### What the exercise asks
Quote the listing in full, exactly as given, minus any pictures.

### Data
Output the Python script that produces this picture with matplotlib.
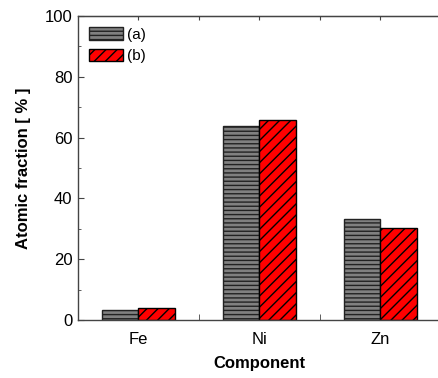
import matplotlib
matplotlib.use("Agg")
import matplotlib.pyplot as plt
import numpy as np
from matplotlib.ticker import MultipleLocator, FixedLocator

plt.rcParams["font.family"] = ["Liberation Sans", "DejaVu Sans"]
plt.rcParams["hatch.linewidth"] = 1.0

components = ["Fe", "Ni", "Zn"]
series_a = [3.3, 63.8, 33.1]
series_b = [3.8, 65.9, 30.3]
labels = ["(a)", "(b)"]

x = np.arange(1, len(components) + 1)
w = 0.3

fig = plt.figure(figsize=(4.39, 3.78), dpi=100)
ax = fig.add_axes([78 / 439, 58 / 378, 363 / 439, 304 / 378])

ax.bar(x - w / 2, series_a, w, color="#808080", edgecolor="#222222", hatch="----",
       linewidth=1.0, label=labels[0])
ax.bar(x + w / 2, series_b, w, color="#ff0000", edgecolor="#000000", hatch="///",
       linewidth=1.0, label=labels[1])

ax.set_xlim(0.5, 3.5)
ax.set_ylim(0, 100)
ax.set_xticks(x)
ax.set_xticklabels(components)
ax.xaxis.set_minor_locator(FixedLocator([1.5, 2.5]))
ax.yaxis.set_major_locator(MultipleLocator(20))
ax.yaxis.set_minor_locator(MultipleLocator(10))

for s in ax.spines.values():
    s.set_color("#444444")
    s.set_linewidth(1.0)

ax.tick_params(axis="x", which="major", length=0, labelsize=12, pad=9)
ax.tick_params(axis="x", which="minor", direction="in", length=4, color="#444444")
ax.tick_params(axis="y", which="both", direction="in", color="#444444", labelsize=12, pad=4)
ax.tick_params(axis="y", which="major", length=4)
ax.tick_params(axis="y", which="minor", length=2.5)

# top spine ticks every half category
top = ax.secondary_xaxis("top")
top.set_xticks([1, 1.5, 2, 2.5, 3])
top.tick_params(direction="in", length=3, color="#444444", labelsize=0)
top.set_xticklabels([])

ax.set_xlabel("Component", fontsize=12, fontweight="bold", labelpad=6)
ax.set_ylabel("Atomic fraction [ % ]", fontsize=12, fontweight="bold", labelpad=10)

ax.legend(loc="upper left", frameon=False, fontsize=11, handlelength=2.2,
          handleheight=0.85, handletextpad=0.25, borderaxespad=0.3, labelspacing=0.45,
          borderpad=0.45)

fig.savefig("out.png", dpi=100)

### Solution to this task
Output the Python script that produces this picture with matplotlib.
import matplotlib
matplotlib.use("Agg")
import matplotlib.pyplot as plt
import numpy as np
from matplotlib.ticker import MultipleLocator, FixedLocator

plt.rcParams["font.family"] = ["Liberation Sans", "DejaVu Sans"]
plt.rcParams["hatch.linewidth"] = 1.0

components = ["Fe", "Ni", "Zn"]
series_a = [3.3, 63.8, 33.1]
series_b = [3.8, 65.9, 30.3]
labels = ["(a)", "(b)"]

x = np.arange(1, len(components) + 1)
w = 0.3

fig = plt.figure(figsize=(4.39, 3.78), dpi=100)
ax = fig.add_axes([78 / 439, 58 / 378, 363 / 439, 304 / 378])

ax.bar(x - w / 2, series_a, w, color="#808080", edgecolor="#222222", hatch="----",
       linewidth=1.0, label=labels[0])
ax.bar(x + w / 2, series_b, w, color="#ff0000", edgecolor="#000000", hatch="///",
       linewidth=1.0, label=labels[1])

ax.set_xlim(0.5, 3.5)
ax.set_ylim(0, 100)
ax.set_xticks(x)
ax.set_xticklabels(components)
ax.xaxis.set_minor_locator(FixedLocator([1.5, 2.5]))
ax.yaxis.set_major_locator(MultipleLocator(20))
ax.yaxis.set_minor_locator(MultipleLocator(10))

for s in ax.spines.values():
    s.set_color("#444444")
    s.set_linewidth(1.0)

ax.tick_params(axis="x", which="major", length=0, labelsize=12, pad=9)
ax.tick_params(axis="x", which="minor", direction="in", length=4, color="#444444")
ax.tick_params(axis="y", which="both", direction="in", color="#444444", labelsize=12, pad=4)
ax.tick_params(axis="y", which="major", length=4)
ax.tick_params(axis="y", which="minor", length=2.5)

# top spine ticks every half category
top = ax.secondary_xaxis("top")
top.set_xticks([1, 1.5, 2, 2.5, 3])
top.tick_params(direction="in", length=3, color="#444444", labelsize=0)
top.set_xticklabels([])

ax.set_xlabel("Component", fontsize=12, fontweight="bold", labelpad=6)
ax.set_ylabel("Atomic fraction [ % ]", fontsize=12, fontweight="bold", labelpad=10)

ax.legend(loc="upper left", frameon=False, fontsize=11, handlelength=2.2,
          handleheight=0.85, handletextpad=0.25, borderaxespad=0.3, labelspacing=0.45,
          borderpad=0.45)

fig.savefig("out.png", dpi=100)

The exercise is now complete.